Just like in still photography the expectations of digital video get way different when a client starts paying for a project. What a client may think is easy, like matting in a window scene can be a huge process and remember just like looking at still images that Pascal does for Vogue vs. what some local retoucher does for Bill's plumbing and auto repair, there is a world of difference due to budget, subject, time available and obviously talent. The thing with motion is even the consumer is trained to see great imagery. Every night just watching 2 hours of television, the standard consumer will see about 4 million dollars of production and post work and assumes all crafted motion pieces should look this good. They may know that the crew to shoot a 30 second spot can be huge, the post production to edit and time and effect that spot can takes weeks, even months, but since we as still guys are moving into this territory, they're probably going to want the CSI Miami look on a still budget.
So what I'm saying is these shooting seminars are probably pretty good, will give you the basics of how to run the camera, how to stick the footage in FCP, maybe even make the transition to a 16x9 frame, but past that it's a whole new world.

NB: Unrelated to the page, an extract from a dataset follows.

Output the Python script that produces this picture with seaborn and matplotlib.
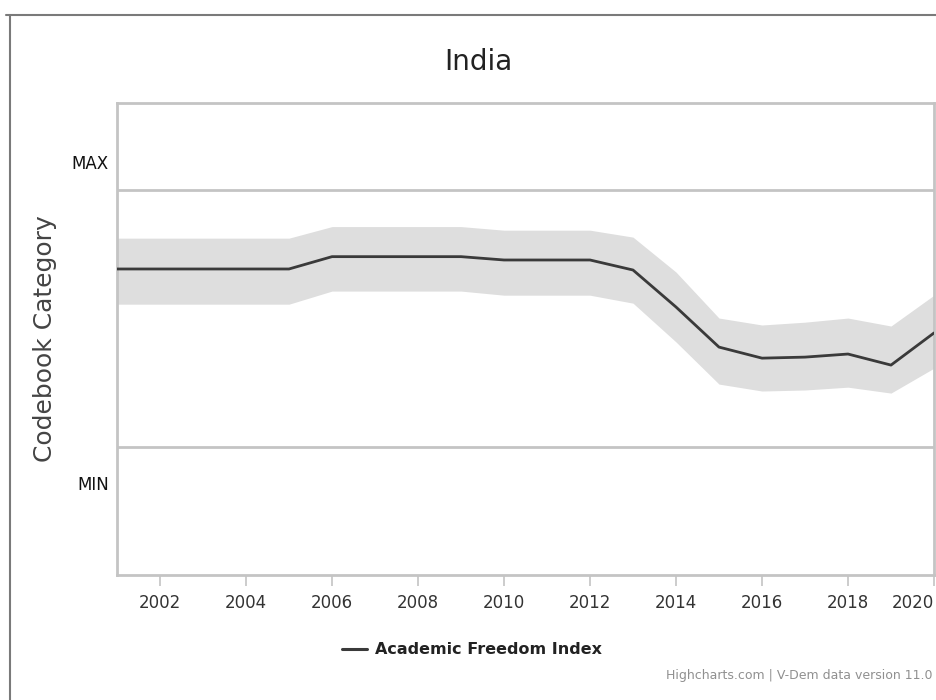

Just keep in mind this and other seminars have a lot of dealer, manufacturer support which usually translates into dealer manufacturer sales messages.
These seminars are a good starting point, but they are just that . . . a starting point.
A day or two of shooting seminars is kind of like getting your learners permit and then somebody hands you a formula one car. You can drive it but without a dedicated investment of leaning and time your gonna stuff it head on into a wall and probably take out a few dozen spectators.
In other words, don't try this at home, until your really ready.